-- START --

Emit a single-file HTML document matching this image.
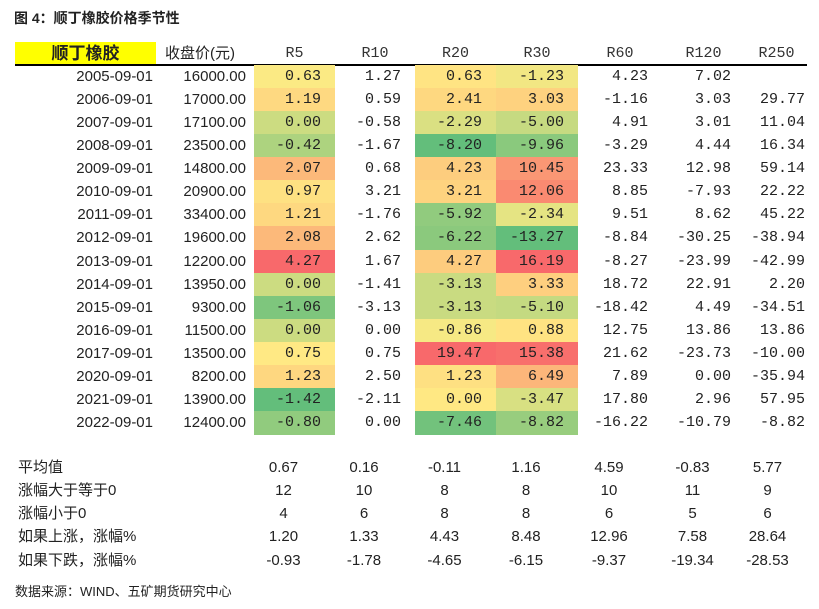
<!DOCTYPE html>
<html><head><meta charset="utf-8"><style>
body{margin:0;width:819px;height:609px;background:#fff;position:relative;overflow:hidden;font-family:"Liberation Sans","Noto Sans CJK SC",sans-serif;color:#222}
.a{position:absolute;white-space:nowrap;line-height:23px;font-size:15px}
.m{font-family:"Liberation Mono","Noto Sans CJK SC",monospace;font-size:15px}
</style></head><body>
<div class="a" style="left:14px;top:7px;font-size:14px;font-weight:bold;font-family:'Liberation Sans','Noto Sans CJK SC',sans-serif">图 4：顺丁橡胶价格季节性</div>
<div class="a" style="left:15px;top:42px;width:141px;height:23px;background:#ffff00;text-align:center;font-weight:bold;font-size:17px">顺丁橡胶</div>
<div class="a" style="left:15px;top:64px;width:792px;height:2px;background:#000"></div>
<div id="t"></div>
<div class="a" style="left:15px;top:580px;font-size:13px">数据来源：WIND、五矿期货研究中心</div>
<script>
const dates=["2005-09-01","2006-09-01","2007-09-01","2008-09-01","2009-09-01","2010-09-01","2011-09-01","2012-09-01","2013-09-01","2014-09-01","2015-09-01","2016-09-01","2017-09-01","2020-09-01","2021-09-01","2022-09-01"];
const prices=[16000,17000,17100,23500,14800,20900,33400,19600,12200,13950,9300,11500,13500,8200,13900,12400];
const R5=[0.63,1.19,0.00,-0.42,2.07,0.97,1.21,2.08,4.27,0.00,-1.06,0.00,0.75,1.23,-1.42,-0.80];
const R10=[1.27,0.59,-0.58,-1.67,0.68,3.21,-1.76,2.62,1.67,-1.41,-3.13,0.00,0.75,2.50,-2.11,0.00];
const R20=[0.63,2.41,-2.29,-8.20,4.23,3.21,-5.92,-6.22,4.27,-3.13,-3.13,-0.86,19.47,1.23,0.00,-7.46];
const R30=[-1.23,3.03,-5.00,-9.96,10.45,12.06,-2.34,-13.27,16.19,3.33,-5.10,0.88,15.38,6.49,-3.47,-8.82];
const R60=[4.23,-1.16,4.91,-3.29,23.33,8.85,9.51,-8.84,-8.27,18.72,-18.42,12.75,21.62,7.89,17.80,-16.22];
const R120=[7.02,3.03,3.01,4.44,12.98,-7.93,8.62,-30.25,-23.99,22.91,4.49,13.86,-23.73,0.00,2.96,-10.79];
const R250=[null,29.77,11.04,16.34,59.14,22.22,45.22,-38.94,-42.99,2.20,-34.51,13.86,-10.00,-35.94,57.95,-8.82];
const headers=["收盘价(元)","R5","R10","R20","R30","R60","R120","R250"];
const sumLabels=["平均值","涨幅大于等于0","涨幅小于0","如果上涨，涨幅%","如果下跌，涨幅%"];
const sumRows=[["0.67","0.16","-0.11","1.16","4.59","-0.83","5.77"],["12","10","8","8","10","11","9"],["4","6","8","8","6","5","6"],["1.20","1.33","4.43","8.48","12.96","7.58","28.64"],["-0.93","-1.78","-4.65","-6.15","-9.37","-19.34","-28.53"]];
const series=[R5,R10,R20,R30,R60,R120,R250];
const heat=[true,false,true,true,false,false,false];
const colL=[254,335,415,496,578,662,745],colW=[81,80,81,82,84,83,63];
const top0=65,rh=23.07;
const t=document.getElementById('t');
function add(txt,x,y,w,cls,align,bg,name){const d=document.createElement('div');d.className='a '+(cls||'');d.style.left=x+'px';d.style.top=y+'px';d.style.width=w+'px';d.style.height=Math.ceil(rh)+'px';d.style.textAlign=align||'right';if(bg)d.style.background=bg;d.textContent=txt;


t.appendChild(d);return d;}
// headers
add(headers[0],150,42,100,'','center',null,'header-close-price');
for(let j=0;j<7;j++){const h=add(headers[j+1],colL[j],42,colW[j],'m','center',null,'header-'+headers[j+1].toLowerCase());h.style.color='#333';}
function lerp(a,b,f){return a.map((v,i)=>Math.round(v+(b[i]-v)*f));}
function color(v,arr){const s=arr.filter(x=>x!=null).slice().sort((a,b)=>a-b);const mn=s[0],mx=s[s.length-1];const n=s.length;const med=n%2?s[(n-1)/2]:(s[n/2-1]+s[n/2])/2;
const g=[99,190,123],y=[255,235,132],r=[248,105,107];let c;
if(v<=med)c=lerp(g,y,(v-mn)/((med-mn)||1));else c=lerp(y,r,(v-med)/((mx-med)||1));return 'rgb('+c.join(',')+')';}
for(let i=0;i<dates.length;i++){const y=top0+i*rh;
add(dates[i],30,y,123,'','right',null,'date-'+dates[i]);
add(prices[i].toFixed(2),150,y,96,'','right',null,'close-price-'+dates[i]);
for(let j=0;j<7;j++){const v=series[j][i];const bg=(heat[j]&&v!=null)?color(v,series[j]):null;
const d=add(v==null?'':v.toFixed(2),colL[j],y,colW[j],'m','right',bg,'cell-'+headers[j+1].toLowerCase()+'-'+dates[i]);d.style.paddingRight='0';d.style.width=(colW[j]-14)+'px';d.style.paddingRight='14px';if(j==6){d.style.width=(colW[j]-3)+'px';d.style.paddingRight='3px';}}}
const sTop=455.5;
for(let k=0;k<5;k++){const y=sTop+k*23.3;
add(sumLabels[k],18,y,200,'','left',null,'summary-label-'+k);
for(let j=0;j<7;j++){add(sumRows[k][j],colL[j],y,colW[j]-(j==6?18:22),'','center',null,'summary-'+k+'-'+headers[j+1].toLowerCase());}}
</script>
</body></html>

-- END --

* _What is needed_
Looking at the listing above, how many of its lines contain the string "document"? Give the number alone.

* _Solution for this problem_
3